-- Given instruction --
Search the entries for the word "Convert" and pull out each line that has it.

-- Entries shown --
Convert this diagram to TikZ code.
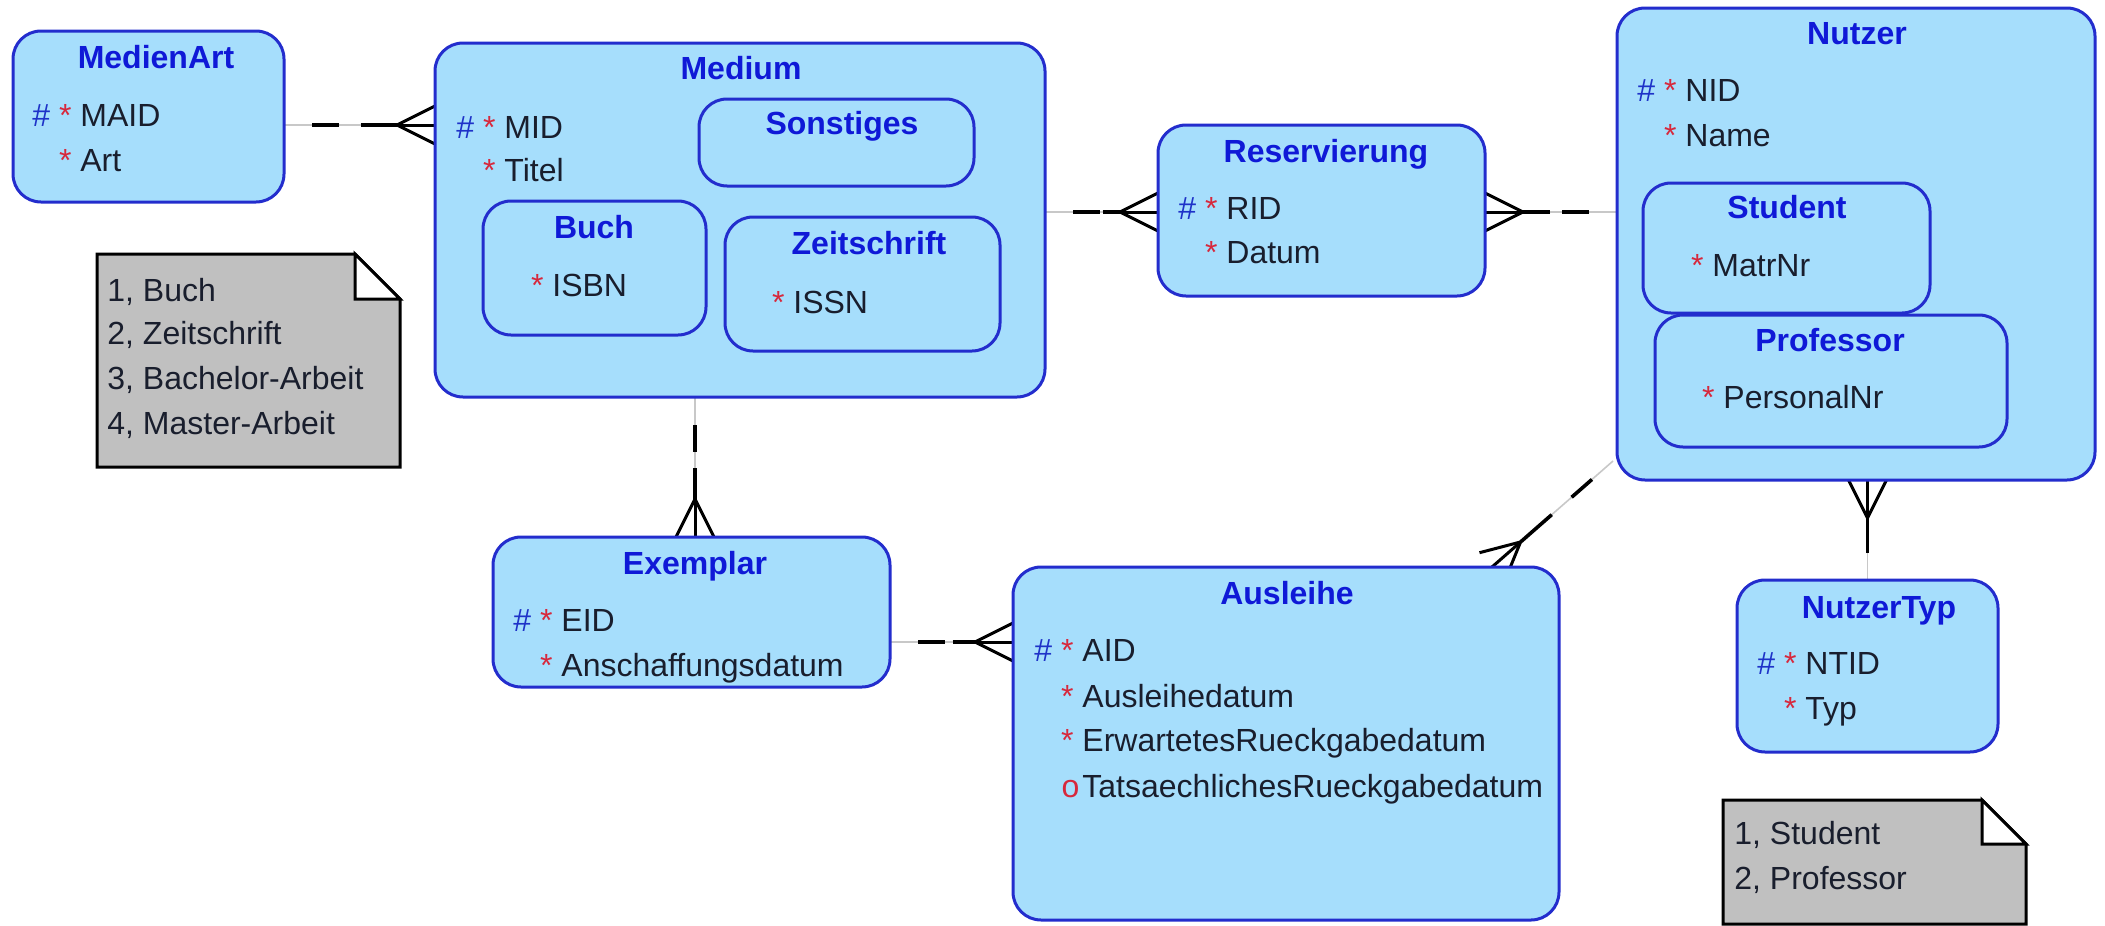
* * *
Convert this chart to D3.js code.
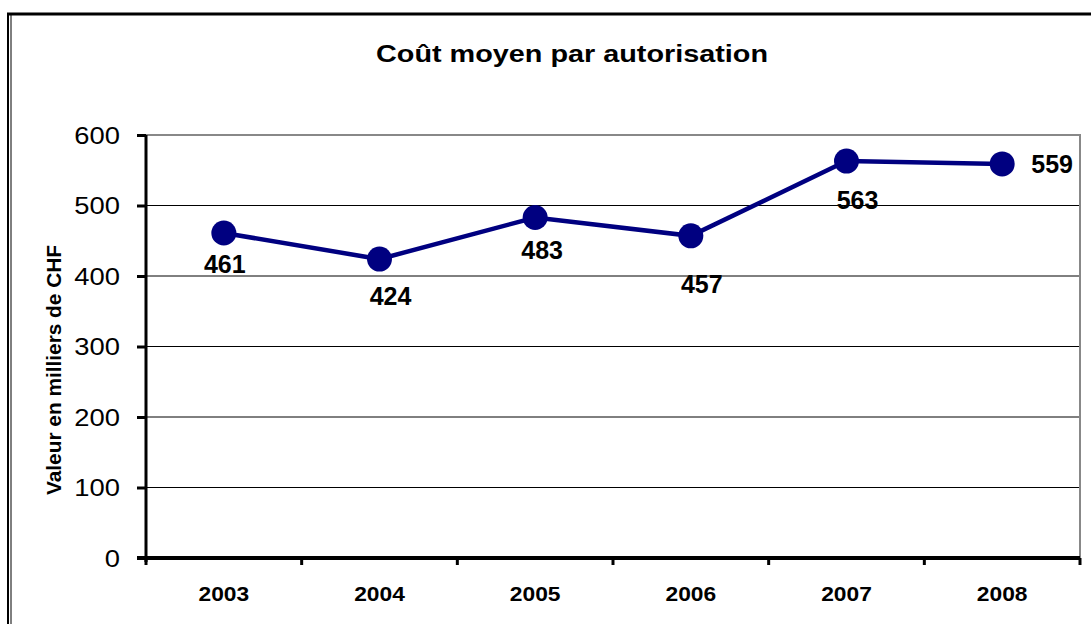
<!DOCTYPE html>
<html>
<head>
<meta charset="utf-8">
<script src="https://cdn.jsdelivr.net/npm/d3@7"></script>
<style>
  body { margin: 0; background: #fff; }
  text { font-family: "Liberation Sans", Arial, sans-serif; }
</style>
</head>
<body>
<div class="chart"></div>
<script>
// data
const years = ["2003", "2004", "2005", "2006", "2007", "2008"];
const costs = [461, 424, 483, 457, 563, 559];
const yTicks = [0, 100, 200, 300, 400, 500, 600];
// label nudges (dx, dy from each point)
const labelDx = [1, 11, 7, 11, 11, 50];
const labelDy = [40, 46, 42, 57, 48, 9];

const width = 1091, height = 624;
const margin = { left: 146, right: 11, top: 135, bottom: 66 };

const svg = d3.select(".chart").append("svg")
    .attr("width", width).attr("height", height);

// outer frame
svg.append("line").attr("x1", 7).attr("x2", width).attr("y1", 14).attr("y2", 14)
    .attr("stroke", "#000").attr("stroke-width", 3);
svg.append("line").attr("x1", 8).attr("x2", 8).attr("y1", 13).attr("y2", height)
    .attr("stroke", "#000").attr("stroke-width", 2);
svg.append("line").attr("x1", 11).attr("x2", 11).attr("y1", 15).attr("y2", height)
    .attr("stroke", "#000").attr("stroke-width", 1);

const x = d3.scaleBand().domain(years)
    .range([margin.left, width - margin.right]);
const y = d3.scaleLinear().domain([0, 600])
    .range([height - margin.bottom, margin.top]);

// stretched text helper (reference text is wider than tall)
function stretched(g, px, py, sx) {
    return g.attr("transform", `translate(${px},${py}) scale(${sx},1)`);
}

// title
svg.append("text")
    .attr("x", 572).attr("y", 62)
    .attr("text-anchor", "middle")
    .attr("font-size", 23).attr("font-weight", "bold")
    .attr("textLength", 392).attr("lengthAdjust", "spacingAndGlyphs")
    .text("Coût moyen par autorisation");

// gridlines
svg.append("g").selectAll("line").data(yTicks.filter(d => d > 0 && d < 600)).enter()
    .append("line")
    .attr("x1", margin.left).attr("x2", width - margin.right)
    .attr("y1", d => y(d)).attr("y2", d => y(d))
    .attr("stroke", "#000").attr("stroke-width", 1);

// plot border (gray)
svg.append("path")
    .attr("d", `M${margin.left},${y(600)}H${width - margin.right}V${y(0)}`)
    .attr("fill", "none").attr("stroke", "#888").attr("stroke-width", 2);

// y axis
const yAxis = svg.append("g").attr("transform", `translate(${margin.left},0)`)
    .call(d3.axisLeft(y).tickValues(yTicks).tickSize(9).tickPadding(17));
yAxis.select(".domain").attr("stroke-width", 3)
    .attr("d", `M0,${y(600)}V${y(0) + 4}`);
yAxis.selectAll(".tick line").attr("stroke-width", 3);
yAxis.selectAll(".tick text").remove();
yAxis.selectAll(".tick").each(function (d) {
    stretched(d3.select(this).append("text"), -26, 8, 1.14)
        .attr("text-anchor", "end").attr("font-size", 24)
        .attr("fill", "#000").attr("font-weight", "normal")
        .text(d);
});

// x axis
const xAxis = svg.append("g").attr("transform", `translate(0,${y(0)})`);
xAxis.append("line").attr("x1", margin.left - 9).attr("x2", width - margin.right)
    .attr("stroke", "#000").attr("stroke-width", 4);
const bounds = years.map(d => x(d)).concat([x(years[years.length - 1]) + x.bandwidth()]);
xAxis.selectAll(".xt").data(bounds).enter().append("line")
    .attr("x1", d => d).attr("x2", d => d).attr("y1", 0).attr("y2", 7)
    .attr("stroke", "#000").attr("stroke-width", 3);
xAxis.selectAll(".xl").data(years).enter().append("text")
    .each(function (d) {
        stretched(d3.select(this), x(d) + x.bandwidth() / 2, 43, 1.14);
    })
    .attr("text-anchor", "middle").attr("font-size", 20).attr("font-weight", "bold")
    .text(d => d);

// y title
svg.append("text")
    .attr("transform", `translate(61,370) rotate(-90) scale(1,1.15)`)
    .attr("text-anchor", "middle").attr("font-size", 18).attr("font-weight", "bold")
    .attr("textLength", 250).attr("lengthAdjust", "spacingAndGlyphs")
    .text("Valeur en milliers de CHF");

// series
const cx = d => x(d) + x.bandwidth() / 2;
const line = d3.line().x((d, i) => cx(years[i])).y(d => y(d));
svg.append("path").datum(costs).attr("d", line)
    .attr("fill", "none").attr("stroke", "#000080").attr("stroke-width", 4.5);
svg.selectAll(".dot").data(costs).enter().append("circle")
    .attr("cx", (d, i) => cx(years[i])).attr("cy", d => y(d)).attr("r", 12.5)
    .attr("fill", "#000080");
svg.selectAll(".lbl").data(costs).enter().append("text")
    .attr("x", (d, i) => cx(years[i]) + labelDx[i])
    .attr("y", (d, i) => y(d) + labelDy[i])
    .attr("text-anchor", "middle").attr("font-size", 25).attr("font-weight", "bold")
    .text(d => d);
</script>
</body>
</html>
==
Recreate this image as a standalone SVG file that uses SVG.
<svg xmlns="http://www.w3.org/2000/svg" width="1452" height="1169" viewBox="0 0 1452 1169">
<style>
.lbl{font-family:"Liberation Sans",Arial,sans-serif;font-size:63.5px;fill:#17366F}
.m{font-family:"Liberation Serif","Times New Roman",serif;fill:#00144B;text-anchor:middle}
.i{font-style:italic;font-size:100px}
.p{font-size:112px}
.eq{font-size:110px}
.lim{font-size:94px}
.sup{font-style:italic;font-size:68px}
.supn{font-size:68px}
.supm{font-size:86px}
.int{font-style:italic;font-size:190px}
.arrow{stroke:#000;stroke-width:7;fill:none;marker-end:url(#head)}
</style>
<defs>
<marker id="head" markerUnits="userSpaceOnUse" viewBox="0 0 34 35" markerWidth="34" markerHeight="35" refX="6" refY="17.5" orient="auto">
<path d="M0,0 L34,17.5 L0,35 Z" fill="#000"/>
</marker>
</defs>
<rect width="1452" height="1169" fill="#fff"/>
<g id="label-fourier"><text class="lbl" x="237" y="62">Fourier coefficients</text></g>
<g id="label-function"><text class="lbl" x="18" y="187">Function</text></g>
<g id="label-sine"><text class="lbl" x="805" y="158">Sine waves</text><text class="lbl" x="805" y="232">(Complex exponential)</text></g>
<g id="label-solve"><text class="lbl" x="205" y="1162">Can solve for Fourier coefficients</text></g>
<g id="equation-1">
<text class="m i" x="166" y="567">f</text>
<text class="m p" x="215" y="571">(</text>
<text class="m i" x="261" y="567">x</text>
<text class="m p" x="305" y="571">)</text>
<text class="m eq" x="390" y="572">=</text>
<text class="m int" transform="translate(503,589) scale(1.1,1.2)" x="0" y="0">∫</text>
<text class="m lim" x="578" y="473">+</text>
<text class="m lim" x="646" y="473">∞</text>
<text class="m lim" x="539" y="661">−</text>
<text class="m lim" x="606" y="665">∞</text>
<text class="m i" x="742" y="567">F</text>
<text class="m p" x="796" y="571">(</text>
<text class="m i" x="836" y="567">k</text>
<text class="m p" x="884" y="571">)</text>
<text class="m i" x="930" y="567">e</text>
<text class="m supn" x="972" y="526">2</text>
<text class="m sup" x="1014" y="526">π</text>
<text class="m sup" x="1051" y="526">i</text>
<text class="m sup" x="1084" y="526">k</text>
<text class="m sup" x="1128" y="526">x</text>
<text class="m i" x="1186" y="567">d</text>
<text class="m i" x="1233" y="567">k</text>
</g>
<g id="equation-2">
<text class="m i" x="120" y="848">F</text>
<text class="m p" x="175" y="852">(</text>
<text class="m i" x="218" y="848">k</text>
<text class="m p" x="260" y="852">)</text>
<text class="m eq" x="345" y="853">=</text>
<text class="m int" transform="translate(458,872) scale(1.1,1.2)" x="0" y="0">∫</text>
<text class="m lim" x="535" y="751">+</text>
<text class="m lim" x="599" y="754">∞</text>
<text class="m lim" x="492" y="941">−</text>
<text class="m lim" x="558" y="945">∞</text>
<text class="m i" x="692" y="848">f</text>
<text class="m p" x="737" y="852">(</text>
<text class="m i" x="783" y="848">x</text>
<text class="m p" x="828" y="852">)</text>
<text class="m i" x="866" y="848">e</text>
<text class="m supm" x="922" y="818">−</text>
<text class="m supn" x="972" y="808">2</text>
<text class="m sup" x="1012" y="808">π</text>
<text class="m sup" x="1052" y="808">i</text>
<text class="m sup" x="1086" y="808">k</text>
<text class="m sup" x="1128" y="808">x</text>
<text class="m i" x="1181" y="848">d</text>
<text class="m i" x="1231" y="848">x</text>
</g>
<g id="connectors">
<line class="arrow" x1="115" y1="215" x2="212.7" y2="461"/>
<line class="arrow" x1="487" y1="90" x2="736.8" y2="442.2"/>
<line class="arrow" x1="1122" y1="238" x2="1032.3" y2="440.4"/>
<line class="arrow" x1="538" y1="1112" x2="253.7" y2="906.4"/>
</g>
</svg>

-- Written reply --
Convert this diagram to TikZ code.
Convert this chart to D3.js code.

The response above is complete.